**SHORT PROBLEM**. Below are the records. List every line holding the word "matplotlib".

## start

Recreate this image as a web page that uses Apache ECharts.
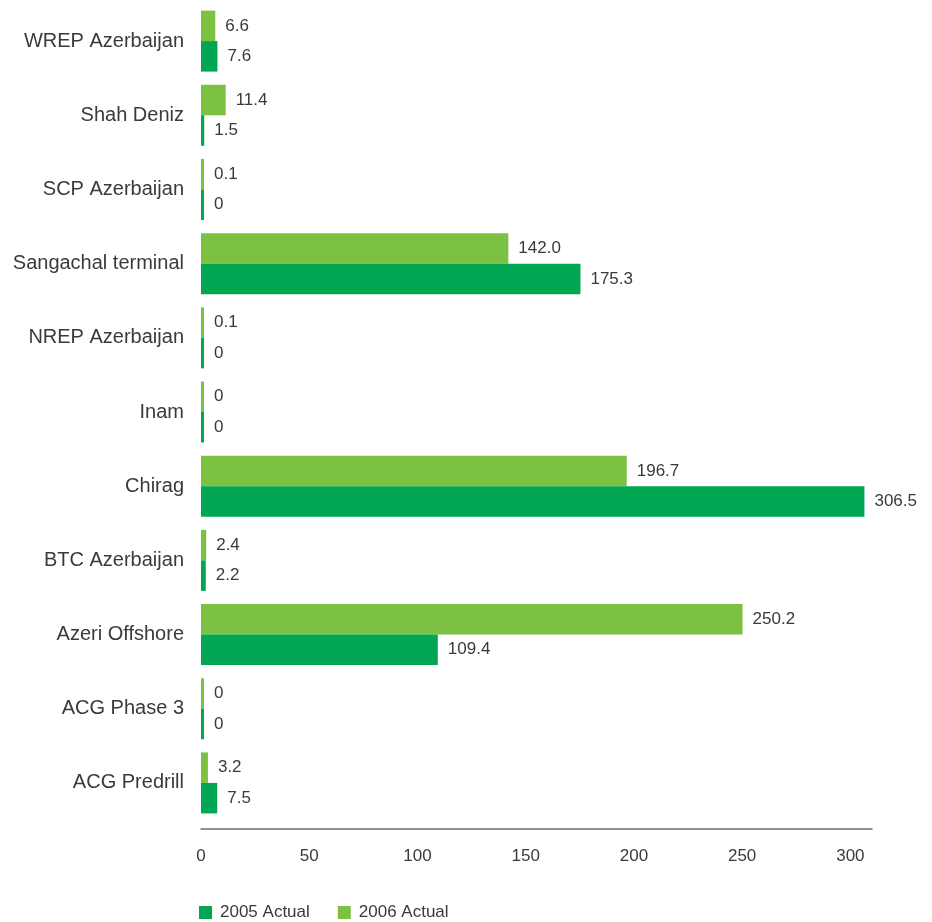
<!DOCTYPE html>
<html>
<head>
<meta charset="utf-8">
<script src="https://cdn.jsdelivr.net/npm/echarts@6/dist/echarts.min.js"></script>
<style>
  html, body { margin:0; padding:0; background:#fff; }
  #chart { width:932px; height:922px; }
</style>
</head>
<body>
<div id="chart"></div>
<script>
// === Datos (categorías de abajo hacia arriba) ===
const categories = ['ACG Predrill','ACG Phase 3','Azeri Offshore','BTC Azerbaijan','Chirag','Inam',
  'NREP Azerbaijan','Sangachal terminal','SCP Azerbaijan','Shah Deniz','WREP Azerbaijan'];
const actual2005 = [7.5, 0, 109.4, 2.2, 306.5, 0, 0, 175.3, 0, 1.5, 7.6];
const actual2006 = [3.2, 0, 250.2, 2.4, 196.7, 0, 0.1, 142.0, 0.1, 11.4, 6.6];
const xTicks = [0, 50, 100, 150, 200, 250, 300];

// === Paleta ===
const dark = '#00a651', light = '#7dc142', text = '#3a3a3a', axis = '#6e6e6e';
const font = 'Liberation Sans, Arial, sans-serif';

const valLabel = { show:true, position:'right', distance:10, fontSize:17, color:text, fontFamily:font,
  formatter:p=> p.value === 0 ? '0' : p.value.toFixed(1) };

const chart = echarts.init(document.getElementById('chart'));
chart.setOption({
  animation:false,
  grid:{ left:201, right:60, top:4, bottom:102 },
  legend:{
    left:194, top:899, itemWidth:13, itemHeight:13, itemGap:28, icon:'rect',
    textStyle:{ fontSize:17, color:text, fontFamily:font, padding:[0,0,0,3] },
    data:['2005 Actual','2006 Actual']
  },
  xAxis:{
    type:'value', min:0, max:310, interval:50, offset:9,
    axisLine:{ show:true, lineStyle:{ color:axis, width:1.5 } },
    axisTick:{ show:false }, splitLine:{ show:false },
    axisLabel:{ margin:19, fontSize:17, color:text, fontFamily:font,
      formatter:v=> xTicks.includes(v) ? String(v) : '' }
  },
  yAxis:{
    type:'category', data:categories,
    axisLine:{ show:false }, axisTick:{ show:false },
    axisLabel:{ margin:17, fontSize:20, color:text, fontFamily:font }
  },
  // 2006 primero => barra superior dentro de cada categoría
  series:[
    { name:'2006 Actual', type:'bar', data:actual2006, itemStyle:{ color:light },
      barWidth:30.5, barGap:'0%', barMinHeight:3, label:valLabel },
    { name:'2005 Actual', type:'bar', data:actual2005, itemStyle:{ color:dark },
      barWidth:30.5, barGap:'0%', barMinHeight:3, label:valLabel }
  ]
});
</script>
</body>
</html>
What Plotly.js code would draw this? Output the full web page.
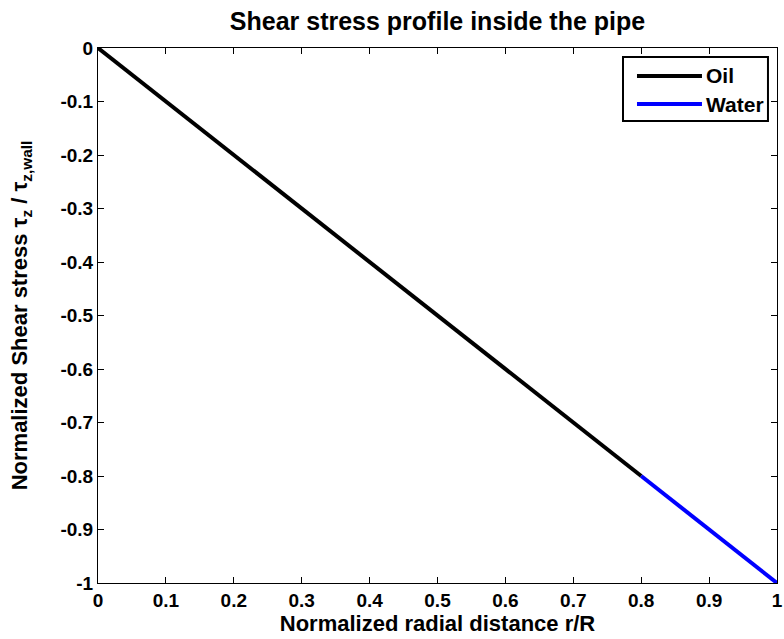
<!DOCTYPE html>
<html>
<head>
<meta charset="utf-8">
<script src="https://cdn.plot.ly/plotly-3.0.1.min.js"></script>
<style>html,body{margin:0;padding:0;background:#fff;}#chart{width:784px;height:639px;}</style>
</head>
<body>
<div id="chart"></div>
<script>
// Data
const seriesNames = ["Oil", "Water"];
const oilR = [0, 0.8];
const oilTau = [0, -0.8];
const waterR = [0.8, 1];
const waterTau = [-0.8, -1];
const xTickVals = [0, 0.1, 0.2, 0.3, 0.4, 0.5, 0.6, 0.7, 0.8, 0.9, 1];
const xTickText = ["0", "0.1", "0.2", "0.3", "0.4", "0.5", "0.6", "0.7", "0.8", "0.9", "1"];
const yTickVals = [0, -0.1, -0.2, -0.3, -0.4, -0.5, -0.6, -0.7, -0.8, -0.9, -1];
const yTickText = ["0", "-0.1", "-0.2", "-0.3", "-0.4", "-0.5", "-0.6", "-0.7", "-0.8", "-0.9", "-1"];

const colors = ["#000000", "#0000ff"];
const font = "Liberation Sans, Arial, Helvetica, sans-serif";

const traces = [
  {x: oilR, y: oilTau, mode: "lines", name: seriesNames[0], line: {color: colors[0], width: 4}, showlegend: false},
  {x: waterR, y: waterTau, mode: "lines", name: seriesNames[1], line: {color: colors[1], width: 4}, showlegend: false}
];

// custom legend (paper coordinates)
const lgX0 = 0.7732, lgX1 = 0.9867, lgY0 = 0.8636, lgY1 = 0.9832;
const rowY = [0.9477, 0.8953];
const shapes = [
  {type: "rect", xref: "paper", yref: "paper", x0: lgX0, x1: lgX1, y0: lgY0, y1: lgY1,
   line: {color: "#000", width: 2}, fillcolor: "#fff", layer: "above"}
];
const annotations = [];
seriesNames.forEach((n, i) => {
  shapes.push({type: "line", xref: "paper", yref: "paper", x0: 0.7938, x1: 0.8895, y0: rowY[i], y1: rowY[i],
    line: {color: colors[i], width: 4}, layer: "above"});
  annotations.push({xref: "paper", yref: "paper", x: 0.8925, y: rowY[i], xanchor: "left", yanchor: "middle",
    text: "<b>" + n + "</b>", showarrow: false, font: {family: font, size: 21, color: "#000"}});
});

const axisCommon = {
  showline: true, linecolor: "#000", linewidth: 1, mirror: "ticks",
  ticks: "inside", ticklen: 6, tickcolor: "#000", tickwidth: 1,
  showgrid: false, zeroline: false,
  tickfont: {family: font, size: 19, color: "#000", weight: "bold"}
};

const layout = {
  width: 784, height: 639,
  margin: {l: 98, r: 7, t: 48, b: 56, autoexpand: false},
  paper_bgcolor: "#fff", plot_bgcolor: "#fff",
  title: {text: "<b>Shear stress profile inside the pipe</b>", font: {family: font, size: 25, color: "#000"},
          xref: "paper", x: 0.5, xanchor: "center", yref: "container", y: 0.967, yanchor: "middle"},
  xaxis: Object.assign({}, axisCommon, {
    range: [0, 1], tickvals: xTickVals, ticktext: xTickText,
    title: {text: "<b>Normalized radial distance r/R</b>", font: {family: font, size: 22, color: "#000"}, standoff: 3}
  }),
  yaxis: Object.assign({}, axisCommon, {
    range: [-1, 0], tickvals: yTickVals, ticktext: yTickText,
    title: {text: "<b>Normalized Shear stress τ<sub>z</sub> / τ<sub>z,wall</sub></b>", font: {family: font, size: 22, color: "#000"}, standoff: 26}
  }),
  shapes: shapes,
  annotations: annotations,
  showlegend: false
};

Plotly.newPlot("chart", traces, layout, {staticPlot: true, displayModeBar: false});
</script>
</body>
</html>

## end
## start

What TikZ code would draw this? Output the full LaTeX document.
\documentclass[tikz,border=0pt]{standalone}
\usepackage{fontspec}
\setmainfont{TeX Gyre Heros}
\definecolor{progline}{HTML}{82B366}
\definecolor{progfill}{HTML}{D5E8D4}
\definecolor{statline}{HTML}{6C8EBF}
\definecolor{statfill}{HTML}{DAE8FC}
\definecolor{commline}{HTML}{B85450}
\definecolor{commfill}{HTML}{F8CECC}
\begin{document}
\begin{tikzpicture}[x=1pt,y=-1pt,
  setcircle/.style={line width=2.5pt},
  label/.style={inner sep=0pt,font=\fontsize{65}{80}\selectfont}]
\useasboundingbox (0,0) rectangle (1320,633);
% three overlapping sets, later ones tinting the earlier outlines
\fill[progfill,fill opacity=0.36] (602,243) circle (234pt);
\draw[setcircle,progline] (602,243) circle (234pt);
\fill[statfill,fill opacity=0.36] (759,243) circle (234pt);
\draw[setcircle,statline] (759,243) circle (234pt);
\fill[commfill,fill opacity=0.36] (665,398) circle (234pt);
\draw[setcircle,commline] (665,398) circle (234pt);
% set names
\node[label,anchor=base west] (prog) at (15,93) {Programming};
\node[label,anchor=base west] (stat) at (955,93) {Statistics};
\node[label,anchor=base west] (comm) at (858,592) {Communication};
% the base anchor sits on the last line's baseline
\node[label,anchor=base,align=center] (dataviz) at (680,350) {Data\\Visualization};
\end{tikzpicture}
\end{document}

## end
## start

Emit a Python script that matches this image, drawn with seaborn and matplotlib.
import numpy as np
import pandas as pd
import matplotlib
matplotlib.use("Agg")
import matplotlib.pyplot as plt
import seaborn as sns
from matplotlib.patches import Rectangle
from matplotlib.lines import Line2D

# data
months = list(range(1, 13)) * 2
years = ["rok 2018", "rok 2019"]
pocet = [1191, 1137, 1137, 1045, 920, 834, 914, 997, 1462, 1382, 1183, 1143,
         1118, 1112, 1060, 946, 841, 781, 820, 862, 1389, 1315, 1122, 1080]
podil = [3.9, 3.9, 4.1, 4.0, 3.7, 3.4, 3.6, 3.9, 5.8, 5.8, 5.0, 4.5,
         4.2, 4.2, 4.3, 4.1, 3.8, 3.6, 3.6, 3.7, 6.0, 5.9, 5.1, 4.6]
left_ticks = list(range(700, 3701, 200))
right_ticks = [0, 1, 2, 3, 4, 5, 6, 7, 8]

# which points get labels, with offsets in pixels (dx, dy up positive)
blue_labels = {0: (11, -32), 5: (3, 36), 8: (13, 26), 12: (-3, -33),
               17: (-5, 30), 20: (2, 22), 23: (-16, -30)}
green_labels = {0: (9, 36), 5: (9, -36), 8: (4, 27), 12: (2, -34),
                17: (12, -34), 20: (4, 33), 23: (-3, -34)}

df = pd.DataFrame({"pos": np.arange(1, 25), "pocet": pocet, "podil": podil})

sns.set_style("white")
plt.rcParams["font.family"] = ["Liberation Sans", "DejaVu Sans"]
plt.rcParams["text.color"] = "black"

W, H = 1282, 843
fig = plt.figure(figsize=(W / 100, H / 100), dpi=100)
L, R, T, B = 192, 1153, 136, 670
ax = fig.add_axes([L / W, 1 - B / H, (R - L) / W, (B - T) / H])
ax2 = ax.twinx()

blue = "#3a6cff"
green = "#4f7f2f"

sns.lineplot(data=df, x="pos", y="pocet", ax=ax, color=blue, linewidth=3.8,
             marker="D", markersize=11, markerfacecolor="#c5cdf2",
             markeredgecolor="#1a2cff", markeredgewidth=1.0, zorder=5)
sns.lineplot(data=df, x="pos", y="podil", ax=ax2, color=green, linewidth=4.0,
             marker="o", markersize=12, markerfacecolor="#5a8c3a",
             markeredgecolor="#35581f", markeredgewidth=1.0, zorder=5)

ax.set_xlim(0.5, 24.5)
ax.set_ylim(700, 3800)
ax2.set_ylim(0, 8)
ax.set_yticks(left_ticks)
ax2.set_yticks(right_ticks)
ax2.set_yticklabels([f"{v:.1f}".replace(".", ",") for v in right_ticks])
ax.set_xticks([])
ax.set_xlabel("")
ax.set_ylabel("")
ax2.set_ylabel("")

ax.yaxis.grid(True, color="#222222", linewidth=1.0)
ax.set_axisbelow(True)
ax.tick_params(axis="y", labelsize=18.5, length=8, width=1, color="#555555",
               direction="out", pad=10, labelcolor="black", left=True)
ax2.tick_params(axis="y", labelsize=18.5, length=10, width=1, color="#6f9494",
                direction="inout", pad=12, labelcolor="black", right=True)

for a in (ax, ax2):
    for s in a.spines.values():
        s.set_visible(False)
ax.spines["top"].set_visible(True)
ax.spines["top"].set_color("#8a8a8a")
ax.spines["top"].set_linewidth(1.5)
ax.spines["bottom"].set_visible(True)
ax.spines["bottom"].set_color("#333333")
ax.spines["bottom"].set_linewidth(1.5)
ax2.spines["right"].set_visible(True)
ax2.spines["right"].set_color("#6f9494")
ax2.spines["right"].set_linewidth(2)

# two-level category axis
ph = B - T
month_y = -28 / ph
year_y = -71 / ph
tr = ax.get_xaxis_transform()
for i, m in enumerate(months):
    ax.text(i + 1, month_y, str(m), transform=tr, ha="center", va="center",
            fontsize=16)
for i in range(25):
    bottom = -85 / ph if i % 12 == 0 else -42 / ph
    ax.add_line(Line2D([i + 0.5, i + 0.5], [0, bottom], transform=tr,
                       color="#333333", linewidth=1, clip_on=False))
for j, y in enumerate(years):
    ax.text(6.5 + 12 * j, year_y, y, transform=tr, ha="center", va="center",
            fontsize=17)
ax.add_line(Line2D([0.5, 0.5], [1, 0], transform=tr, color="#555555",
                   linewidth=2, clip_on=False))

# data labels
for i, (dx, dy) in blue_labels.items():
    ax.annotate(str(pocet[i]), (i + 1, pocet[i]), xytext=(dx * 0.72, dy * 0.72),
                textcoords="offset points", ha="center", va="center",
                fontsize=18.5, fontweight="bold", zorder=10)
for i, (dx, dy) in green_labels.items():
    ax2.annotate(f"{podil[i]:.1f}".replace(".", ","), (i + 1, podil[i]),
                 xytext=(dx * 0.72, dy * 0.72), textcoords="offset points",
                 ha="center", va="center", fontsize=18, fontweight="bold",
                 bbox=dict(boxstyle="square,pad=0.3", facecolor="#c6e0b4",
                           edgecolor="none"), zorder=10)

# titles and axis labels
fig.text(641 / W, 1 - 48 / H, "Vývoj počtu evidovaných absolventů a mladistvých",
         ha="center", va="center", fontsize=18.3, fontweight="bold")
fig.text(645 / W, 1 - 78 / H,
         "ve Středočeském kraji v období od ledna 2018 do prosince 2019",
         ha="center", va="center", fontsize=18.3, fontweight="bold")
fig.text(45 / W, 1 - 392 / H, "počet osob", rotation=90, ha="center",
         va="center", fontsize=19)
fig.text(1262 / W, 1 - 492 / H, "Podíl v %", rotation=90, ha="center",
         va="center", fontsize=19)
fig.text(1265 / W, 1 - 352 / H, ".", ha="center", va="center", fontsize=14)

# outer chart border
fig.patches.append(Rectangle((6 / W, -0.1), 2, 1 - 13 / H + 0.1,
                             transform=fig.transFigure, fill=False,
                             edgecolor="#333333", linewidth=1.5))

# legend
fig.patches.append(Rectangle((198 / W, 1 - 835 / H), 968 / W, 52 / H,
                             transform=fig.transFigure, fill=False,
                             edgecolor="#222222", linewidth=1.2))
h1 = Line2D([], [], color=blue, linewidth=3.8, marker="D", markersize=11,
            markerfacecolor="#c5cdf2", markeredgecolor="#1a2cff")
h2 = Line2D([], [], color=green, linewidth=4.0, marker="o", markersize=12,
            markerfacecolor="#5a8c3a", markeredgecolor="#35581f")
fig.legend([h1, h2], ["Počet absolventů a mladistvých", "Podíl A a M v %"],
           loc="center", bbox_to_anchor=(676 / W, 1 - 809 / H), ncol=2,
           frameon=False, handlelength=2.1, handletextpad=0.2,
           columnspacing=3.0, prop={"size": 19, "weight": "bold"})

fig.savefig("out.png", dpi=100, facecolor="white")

## end

**RESULT OF THIS TASK**.
Emit a Python script that matches this image, drawn with seaborn and matplotlib.
import matplotlib
matplotlib.use("Agg")
import matplotlib.pyplot as plt
from matplotlib.patches import Rectangle
from matplotlib.lines import Line2D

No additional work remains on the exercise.